The Castro already has the investment. What it doesn't have is the coordination.

The Castro Theatre renovation and 2280 Market Street represent $52.6 million in combined cultural investment within blocks of each other. The foot traffic one generates could fill the other, and a shared programming calendar could make the Castro a destination seven nights a week. None of that is happening. No shared strategy, no joint impact analysis, no plan to connect two anchor investments on the same corridor.

A supervisor can convene, and I will. The money is committed. It's time to commit the coordination.

The money is committed. It's time to commit the coordination.

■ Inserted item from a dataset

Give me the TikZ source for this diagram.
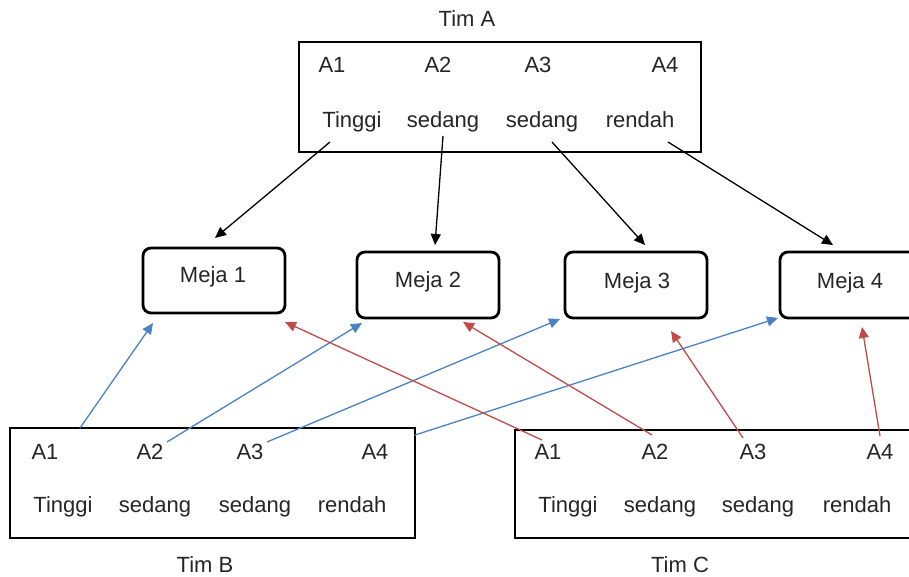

San Francisco requires private developers to spend 1% of construction costs on public art. Since 1985, the program has produced 53 works. Roughly one per year. The city's own auditors found the Planning Department had no database to track which projects were subject to the requirement. Across all project files since 2005, only one contained receipts documenting actual art expenditure.

Compare that to the public 2% for Art program: 506 works and $32.5 million since 2005. Same city, same concept, vastly different administration.

I'll introduce legislation to:

  • Create a mandatory public registry with annual reporting
  • Adopt a discount model that incentivizes pooled Trust Fund contributions over token on-site installations
  • Direct Trust Fund spending to align with Cultural District priorities

The program exists. The money should exist. As far as anyone can tell, nobody's been keeping track.

Every D8 resident lives within a ten-minute walk of a park. That's a 100% access score and a genuine achievement.

The equity score, which measures whether those parks are well-maintained, well-programmed, and actually enjoyable to use, spans 33–63%.

I'll push for equity metrics that measure what residents actually experience: programming frequency, facility condition, amenity availability, maintenance response times. I'll push for dedicated D8 recreation programming using the same rec center rooms that host childcare during daytime hours, proving the shared-use model works across a full day.